**Aim of the task**
Pull out exactly the lines from the line containing "Clone this diagram in TikZ." to the line containing "(0,0) rectangle (1293,1325);", both lines included, with pictures removed from the copy.

**Items**
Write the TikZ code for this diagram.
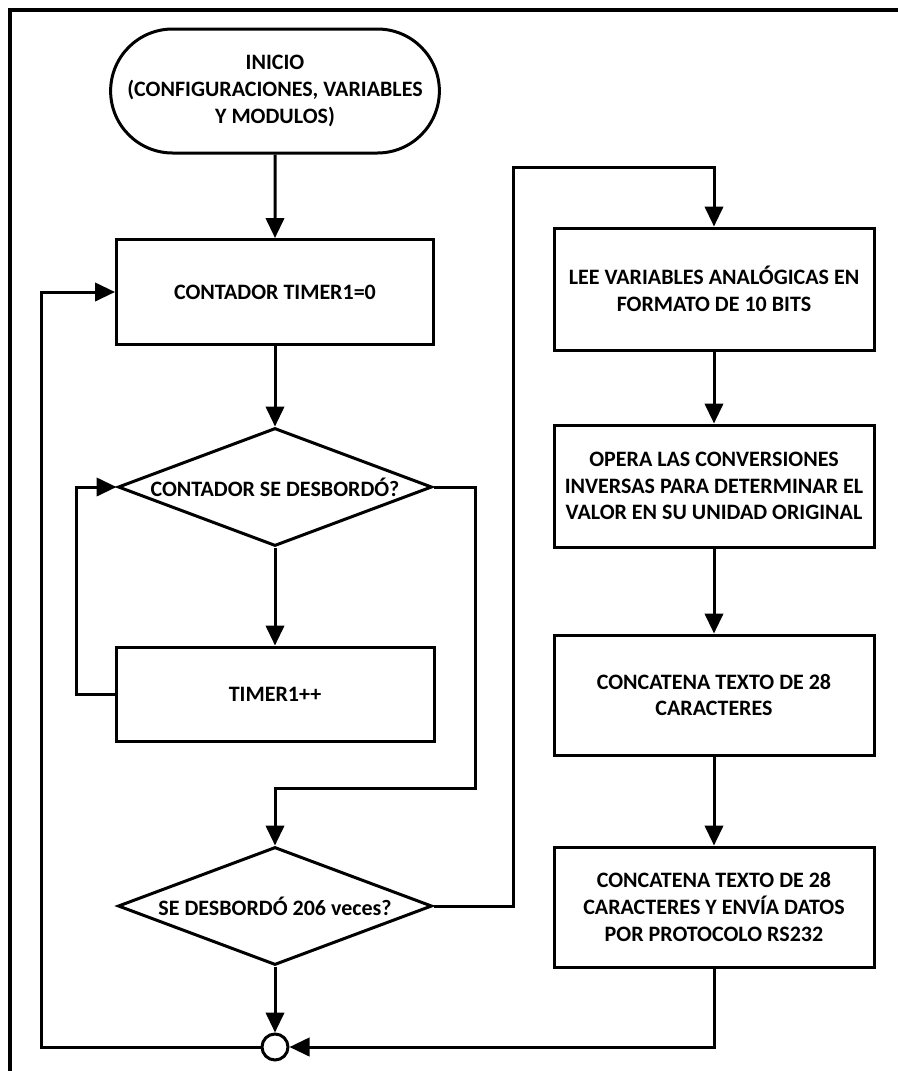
==
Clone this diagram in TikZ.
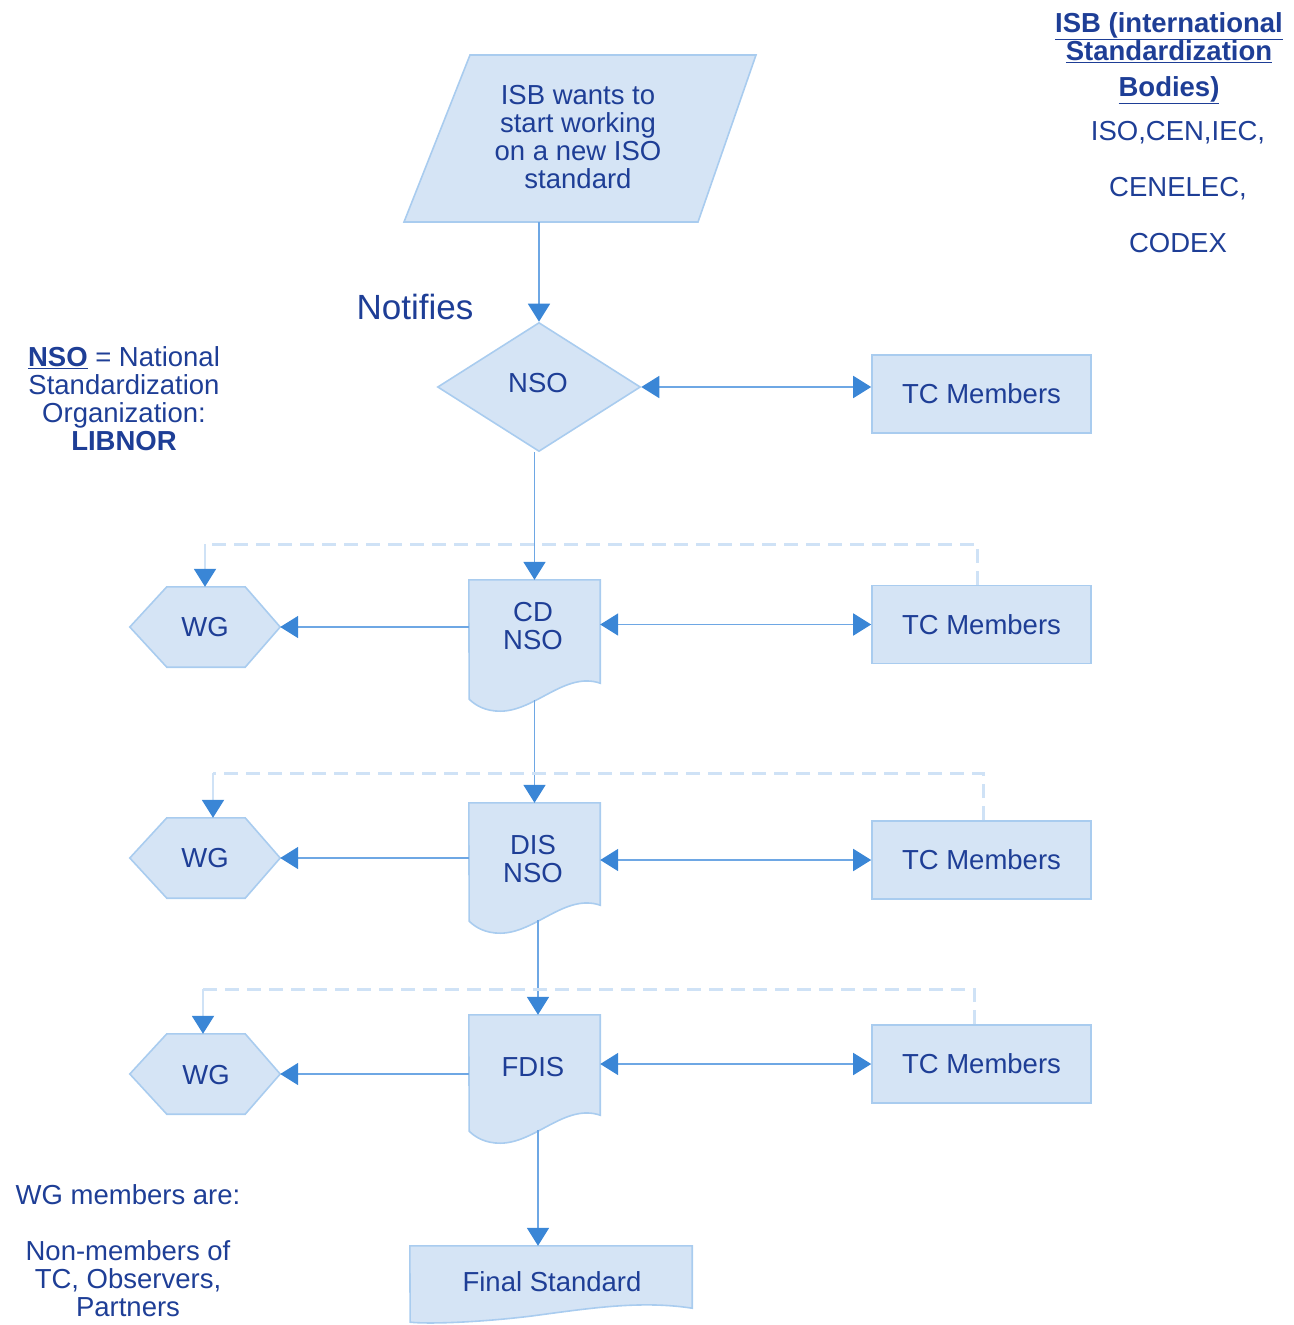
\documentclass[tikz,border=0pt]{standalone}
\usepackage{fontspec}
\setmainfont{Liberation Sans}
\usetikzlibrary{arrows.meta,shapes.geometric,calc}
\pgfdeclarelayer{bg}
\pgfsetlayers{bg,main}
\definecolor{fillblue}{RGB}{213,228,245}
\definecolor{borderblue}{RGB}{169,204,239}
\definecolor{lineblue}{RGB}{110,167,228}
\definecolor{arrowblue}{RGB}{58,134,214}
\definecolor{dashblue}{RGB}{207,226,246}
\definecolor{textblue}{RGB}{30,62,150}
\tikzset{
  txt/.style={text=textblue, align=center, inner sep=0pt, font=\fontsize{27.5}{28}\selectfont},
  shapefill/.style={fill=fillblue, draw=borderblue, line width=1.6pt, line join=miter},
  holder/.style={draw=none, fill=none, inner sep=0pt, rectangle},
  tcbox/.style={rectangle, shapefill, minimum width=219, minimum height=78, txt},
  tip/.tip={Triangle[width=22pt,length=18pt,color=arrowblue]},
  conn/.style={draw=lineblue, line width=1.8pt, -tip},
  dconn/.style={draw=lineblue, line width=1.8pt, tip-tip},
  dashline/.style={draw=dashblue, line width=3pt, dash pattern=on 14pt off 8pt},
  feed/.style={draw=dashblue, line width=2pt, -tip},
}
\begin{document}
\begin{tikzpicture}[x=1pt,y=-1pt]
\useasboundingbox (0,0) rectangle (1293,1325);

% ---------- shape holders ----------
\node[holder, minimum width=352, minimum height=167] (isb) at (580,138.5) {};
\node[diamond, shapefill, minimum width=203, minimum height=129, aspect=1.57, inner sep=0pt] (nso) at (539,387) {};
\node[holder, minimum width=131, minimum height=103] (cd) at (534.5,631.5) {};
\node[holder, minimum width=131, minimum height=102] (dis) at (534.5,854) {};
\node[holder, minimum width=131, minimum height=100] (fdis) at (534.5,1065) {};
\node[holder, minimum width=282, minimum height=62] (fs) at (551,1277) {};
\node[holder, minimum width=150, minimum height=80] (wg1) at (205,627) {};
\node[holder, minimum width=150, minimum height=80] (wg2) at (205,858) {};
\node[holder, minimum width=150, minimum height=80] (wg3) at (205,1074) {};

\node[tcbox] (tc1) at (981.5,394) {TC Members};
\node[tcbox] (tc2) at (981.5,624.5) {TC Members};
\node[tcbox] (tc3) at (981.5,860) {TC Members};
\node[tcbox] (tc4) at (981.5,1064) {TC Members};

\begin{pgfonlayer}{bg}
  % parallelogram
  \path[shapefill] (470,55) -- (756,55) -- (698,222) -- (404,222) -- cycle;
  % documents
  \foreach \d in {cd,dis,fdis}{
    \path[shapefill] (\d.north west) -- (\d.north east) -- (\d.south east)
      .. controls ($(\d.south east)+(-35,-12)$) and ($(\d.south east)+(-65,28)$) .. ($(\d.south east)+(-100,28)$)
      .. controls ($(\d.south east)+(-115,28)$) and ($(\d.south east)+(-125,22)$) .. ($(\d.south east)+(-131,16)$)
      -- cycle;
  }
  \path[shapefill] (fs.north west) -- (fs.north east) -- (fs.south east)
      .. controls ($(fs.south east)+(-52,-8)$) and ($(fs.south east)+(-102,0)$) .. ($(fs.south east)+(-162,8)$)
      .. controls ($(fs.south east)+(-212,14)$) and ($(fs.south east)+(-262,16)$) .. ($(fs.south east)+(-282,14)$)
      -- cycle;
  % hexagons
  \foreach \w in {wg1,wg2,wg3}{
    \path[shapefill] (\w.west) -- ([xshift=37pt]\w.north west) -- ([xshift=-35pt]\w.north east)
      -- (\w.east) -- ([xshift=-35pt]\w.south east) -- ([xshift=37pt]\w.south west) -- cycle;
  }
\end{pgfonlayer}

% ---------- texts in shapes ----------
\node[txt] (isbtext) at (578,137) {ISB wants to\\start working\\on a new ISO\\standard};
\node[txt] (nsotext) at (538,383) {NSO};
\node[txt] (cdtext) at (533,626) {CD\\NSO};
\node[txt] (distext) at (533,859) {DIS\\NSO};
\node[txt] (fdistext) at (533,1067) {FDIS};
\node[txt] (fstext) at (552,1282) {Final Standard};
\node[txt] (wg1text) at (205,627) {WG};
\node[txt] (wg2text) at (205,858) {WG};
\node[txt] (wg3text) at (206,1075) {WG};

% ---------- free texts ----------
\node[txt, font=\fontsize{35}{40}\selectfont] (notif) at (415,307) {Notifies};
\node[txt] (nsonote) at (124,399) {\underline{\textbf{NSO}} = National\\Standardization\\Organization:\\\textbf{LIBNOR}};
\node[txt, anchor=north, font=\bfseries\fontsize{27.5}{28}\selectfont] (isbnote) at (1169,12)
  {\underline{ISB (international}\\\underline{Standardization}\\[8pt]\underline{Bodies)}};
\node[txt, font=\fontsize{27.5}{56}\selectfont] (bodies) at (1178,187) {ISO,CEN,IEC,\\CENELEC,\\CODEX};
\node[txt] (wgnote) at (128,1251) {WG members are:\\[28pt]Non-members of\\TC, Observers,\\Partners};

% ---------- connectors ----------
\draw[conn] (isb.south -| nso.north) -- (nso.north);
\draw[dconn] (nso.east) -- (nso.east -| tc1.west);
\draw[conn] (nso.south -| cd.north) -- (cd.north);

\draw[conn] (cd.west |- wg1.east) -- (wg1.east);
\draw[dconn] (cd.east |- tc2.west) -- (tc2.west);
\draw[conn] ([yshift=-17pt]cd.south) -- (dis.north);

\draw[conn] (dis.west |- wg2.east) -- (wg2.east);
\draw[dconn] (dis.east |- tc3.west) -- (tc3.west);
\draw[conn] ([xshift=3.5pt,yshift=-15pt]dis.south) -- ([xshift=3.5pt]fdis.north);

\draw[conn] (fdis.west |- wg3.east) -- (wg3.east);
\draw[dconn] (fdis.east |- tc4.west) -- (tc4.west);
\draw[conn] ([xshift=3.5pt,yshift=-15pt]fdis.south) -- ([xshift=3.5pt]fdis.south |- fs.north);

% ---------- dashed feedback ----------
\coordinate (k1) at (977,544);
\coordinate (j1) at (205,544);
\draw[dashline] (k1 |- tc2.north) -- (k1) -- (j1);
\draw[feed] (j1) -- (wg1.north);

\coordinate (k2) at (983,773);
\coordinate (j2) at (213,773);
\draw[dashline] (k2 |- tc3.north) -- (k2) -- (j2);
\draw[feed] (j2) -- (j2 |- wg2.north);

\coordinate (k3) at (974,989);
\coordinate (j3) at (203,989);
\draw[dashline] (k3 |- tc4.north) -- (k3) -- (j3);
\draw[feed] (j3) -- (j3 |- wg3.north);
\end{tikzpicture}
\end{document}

**Answer for this exercise**
Clone this diagram in TikZ.
\documentclass[tikz,border=0pt]{standalone}
\usepackage{fontspec}
\setmainfont{Liberation Sans}
\usetikzlibrary{arrows.meta,shapes.geometric,calc}
\pgfdeclarelayer{bg}
\pgfsetlayers{bg,main}
\definecolor{fillblue}{RGB}{213,228,245}
\definecolor{borderblue}{RGB}{169,204,239}
\definecolor{lineblue}{RGB}{110,167,228}
\definecolor{arrowblue}{RGB}{58,134,214}
\definecolor{dashblue}{RGB}{207,226,246}
\definecolor{textblue}{RGB}{30,62,150}
\tikzset{
  txt/.style={text=textblue, align=center, inner sep=0pt, font=\fontsize{27.5}{28}\selectfont},
  shapefill/.style={fill=fillblue, draw=borderblue, line width=1.6pt, line join=miter},
  holder/.style={draw=none, fill=none, inner sep=0pt, rectangle},
  tcbox/.style={rectangle, shapefill, minimum width=219, minimum height=78, txt},
  tip/.tip={Triangle[width=22pt,length=18pt,color=arrowblue]},
  conn/.style={draw=lineblue, line width=1.8pt, -tip},
  dconn/.style={draw=lineblue, line width=1.8pt, tip-tip},
  dashline/.style={draw=dashblue, line width=3pt, dash pattern=on 14pt off 8pt},
  feed/.style={draw=dashblue, line width=2pt, -tip},
}
\begin{document}
\begin{tikzpicture}[x=1pt,y=-1pt]
\useasboundingbox (0,0) rectangle (1293,1325);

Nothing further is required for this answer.